When a retirement plan sponsor repeatedly stumbles into the same pothole, it’s fair to ask whether the trip was ever about protecting participants in the first place—or just about making the numbers work for the folks at the top. That’s the uncomfortable question now facing the National Rural Electric Cooperative Association (NRECA), which has once again found itself in the crosshairs of a class action lawsuit, this time brought by participants in its own 401(k) Pension Plan.

Filed in the Eastern District of Virginia by two current participants on behalf of a class exceeding 77,000, the lawsuit alleges years of mismanagement and self-dealing by NRECA and its fiduciary committee. The charges aren’t subtle. Plaintiffs claim the organization violated its fiduciary duties under ERISA by imposing excessive administrative fees and misusing plan assets to subsidize its own operations—a pattern that’s allegedly persisted despite prior regulatory slaps on the wrist.

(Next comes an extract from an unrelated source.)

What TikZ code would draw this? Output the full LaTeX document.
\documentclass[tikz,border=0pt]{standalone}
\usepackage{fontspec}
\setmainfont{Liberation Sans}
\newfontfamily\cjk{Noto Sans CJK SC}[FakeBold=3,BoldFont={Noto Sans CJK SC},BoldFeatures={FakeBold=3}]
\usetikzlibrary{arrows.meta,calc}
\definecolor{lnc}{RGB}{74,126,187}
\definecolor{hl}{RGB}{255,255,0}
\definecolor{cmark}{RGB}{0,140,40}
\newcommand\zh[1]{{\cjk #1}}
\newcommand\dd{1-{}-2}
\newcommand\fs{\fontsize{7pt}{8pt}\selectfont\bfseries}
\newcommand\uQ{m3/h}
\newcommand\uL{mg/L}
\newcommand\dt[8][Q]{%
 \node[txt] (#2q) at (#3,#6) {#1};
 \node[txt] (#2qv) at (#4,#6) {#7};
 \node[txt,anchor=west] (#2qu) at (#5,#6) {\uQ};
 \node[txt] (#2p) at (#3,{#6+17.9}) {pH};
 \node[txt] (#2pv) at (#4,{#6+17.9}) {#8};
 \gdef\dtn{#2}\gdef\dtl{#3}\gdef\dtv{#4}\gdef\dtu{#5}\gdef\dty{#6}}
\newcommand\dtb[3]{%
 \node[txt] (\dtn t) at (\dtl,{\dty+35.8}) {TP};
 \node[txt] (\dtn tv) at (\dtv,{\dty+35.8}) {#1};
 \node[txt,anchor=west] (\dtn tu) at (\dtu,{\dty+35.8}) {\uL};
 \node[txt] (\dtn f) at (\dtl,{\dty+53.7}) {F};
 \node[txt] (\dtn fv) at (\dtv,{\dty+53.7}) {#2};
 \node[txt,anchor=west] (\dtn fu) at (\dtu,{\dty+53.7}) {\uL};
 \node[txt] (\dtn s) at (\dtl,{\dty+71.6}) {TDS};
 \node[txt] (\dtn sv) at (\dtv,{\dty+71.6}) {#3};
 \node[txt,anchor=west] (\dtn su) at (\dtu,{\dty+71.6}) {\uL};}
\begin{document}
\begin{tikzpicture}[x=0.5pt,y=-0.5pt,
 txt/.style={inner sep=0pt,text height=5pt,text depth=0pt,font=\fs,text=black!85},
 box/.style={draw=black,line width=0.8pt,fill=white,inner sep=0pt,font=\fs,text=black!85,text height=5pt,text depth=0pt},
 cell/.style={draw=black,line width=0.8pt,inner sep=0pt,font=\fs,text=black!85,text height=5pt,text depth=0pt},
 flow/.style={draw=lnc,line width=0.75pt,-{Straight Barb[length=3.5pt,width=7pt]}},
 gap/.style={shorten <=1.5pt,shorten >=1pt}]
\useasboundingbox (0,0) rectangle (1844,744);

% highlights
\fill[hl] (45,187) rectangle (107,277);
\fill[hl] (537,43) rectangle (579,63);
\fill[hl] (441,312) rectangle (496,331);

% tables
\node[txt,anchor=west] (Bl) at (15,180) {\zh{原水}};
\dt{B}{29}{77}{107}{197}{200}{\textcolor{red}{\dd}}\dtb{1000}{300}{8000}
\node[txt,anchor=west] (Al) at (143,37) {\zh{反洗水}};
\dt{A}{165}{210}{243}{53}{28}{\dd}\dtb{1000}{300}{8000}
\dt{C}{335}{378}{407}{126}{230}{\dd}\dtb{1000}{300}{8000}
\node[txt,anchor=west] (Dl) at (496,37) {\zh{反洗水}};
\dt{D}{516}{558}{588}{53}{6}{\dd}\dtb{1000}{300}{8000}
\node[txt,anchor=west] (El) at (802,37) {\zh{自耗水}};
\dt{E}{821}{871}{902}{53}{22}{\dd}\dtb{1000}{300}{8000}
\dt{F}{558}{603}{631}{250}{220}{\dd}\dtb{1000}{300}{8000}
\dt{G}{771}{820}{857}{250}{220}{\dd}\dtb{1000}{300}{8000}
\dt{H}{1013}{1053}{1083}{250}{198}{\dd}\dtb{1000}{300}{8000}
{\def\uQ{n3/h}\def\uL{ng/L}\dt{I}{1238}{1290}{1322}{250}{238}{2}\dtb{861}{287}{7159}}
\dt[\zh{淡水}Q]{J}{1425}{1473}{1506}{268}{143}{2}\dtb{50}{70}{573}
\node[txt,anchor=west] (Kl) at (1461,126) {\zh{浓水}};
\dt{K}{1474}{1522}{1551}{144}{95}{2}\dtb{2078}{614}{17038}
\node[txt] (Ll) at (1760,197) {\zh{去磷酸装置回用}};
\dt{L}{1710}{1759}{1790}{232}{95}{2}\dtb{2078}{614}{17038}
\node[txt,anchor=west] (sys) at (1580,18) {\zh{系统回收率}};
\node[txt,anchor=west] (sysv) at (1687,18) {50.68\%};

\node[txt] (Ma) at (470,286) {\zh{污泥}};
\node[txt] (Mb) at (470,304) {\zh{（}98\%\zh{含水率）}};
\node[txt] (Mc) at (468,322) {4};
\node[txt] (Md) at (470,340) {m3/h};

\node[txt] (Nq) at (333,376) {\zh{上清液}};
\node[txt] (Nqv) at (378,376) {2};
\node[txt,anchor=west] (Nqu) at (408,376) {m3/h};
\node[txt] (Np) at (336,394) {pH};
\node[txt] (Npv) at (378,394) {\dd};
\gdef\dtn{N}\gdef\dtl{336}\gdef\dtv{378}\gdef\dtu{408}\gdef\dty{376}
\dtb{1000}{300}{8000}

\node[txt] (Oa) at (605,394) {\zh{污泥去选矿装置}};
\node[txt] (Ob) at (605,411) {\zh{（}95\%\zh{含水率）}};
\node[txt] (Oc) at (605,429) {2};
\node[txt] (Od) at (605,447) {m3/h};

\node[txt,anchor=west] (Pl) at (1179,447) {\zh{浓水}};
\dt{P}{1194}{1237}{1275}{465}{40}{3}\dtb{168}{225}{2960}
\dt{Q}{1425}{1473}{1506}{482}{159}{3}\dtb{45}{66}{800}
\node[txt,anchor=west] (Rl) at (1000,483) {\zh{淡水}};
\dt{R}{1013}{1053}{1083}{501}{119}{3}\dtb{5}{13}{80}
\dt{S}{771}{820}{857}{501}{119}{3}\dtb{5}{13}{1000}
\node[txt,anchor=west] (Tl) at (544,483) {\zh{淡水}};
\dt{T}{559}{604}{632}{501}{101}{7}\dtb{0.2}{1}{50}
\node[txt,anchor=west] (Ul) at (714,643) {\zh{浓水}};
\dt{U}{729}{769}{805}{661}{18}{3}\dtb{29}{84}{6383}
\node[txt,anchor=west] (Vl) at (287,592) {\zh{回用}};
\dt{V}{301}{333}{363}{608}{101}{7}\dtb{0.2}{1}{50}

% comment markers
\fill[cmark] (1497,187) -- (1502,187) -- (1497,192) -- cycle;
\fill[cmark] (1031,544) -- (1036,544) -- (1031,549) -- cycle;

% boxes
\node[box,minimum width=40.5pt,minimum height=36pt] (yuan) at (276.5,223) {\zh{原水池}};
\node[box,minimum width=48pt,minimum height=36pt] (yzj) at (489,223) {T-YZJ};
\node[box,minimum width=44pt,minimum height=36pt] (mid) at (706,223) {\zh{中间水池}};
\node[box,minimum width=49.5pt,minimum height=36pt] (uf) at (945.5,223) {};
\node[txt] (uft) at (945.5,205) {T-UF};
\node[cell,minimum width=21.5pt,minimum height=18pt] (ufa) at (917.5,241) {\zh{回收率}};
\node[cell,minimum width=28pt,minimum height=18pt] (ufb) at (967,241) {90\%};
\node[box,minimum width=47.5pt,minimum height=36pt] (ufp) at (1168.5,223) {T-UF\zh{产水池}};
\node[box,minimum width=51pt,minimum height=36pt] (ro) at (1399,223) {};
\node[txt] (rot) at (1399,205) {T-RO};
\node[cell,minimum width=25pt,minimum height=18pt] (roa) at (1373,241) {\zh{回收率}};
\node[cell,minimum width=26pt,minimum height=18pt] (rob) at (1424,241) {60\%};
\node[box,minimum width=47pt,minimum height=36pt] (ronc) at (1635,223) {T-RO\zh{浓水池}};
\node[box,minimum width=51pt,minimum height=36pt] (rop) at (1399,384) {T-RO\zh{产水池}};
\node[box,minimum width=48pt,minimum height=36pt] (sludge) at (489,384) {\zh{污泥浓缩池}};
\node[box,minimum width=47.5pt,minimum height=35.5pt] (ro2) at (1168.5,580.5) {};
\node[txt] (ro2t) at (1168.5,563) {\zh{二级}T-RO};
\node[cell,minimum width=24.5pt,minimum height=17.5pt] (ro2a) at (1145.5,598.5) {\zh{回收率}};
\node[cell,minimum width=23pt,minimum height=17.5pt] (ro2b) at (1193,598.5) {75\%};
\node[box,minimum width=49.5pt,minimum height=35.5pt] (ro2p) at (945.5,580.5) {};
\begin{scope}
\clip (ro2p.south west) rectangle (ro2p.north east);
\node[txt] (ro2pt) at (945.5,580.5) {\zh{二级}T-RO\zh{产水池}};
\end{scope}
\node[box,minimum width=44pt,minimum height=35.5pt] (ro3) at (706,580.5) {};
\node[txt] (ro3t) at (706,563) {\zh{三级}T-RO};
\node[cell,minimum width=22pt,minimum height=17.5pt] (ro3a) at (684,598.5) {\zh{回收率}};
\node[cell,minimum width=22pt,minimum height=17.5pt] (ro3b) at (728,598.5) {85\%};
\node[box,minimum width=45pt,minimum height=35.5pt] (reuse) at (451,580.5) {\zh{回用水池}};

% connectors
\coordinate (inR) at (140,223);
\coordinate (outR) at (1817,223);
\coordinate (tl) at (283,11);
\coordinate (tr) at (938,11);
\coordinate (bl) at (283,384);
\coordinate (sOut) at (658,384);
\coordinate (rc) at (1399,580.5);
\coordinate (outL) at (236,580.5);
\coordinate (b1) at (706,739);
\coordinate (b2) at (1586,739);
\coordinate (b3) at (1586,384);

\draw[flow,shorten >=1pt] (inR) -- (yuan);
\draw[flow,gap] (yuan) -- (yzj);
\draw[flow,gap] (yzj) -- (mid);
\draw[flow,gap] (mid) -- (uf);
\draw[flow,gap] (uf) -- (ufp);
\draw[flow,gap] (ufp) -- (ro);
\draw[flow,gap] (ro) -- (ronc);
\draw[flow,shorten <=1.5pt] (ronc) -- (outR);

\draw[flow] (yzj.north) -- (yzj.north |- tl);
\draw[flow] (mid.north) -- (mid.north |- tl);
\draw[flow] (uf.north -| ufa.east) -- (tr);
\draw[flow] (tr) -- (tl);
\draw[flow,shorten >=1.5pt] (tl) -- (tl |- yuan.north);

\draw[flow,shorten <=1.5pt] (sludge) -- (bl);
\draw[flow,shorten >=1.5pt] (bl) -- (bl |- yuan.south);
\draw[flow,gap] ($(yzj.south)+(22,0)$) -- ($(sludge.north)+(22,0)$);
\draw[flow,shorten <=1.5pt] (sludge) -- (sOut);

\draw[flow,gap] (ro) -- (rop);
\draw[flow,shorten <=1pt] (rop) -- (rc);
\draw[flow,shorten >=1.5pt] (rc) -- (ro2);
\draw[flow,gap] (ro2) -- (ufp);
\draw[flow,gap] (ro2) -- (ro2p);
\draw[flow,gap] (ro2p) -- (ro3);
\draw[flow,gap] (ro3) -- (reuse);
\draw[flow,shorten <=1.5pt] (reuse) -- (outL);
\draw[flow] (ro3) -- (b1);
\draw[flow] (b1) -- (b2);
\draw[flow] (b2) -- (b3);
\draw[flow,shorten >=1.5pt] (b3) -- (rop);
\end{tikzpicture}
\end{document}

Let’s not forget: this isn’t NRECA’s first dance with fiduciary failure. Back in 2012, the Department of Labor forced the organization to repay $27.3 million to benefit plans. Then came another $10 million settlement in 2019. Now, here we are again—another complaint, another pile of participant dollars allegedly siphoned off to support internal cost shifting and cross-subsidization. If the facts hold, it’s not just incompetence. It’s institutional memory loss at best—and indifference at worst.

The plaintiffs argue that instead of implementing necessary reforms, NRECA doubled down, ignoring warnings and continuing practices that padded the organization’s bottom line at the expense of those who entrusted it with their retirement savings. According to the complaint, the fiduciary committee allowed internal cost-sharing gimmicks that dumped disproportionate expenses onto the 401(k) plan—effectively turning participant accounts into a piggy bank for other benefit programs.

It’s worth noting that when you settle one fiduciary breach and then get hit with a near-identical lawsuit a few years later, plaintiffs don’t have to work too hard to establish a pattern. The call for restitution, plan reform, and court oversight isn’t just about cleaning up this mess—it’s about ensuring there isn’t a fourth time.

As someone who’s spent a career navigating the murky waters of retirement plan governance, let me be clear: fiduciary duty is not optional, and it’s not a marketing slogan. It’s a legal and moral obligation to act solely in the interest of participants. When that duty is abused, especially by organizations that ought to know better, the consequences should be as structural as they are financial.

Let’s see if this case finally delivers the clarity—and accountability—participants deserve.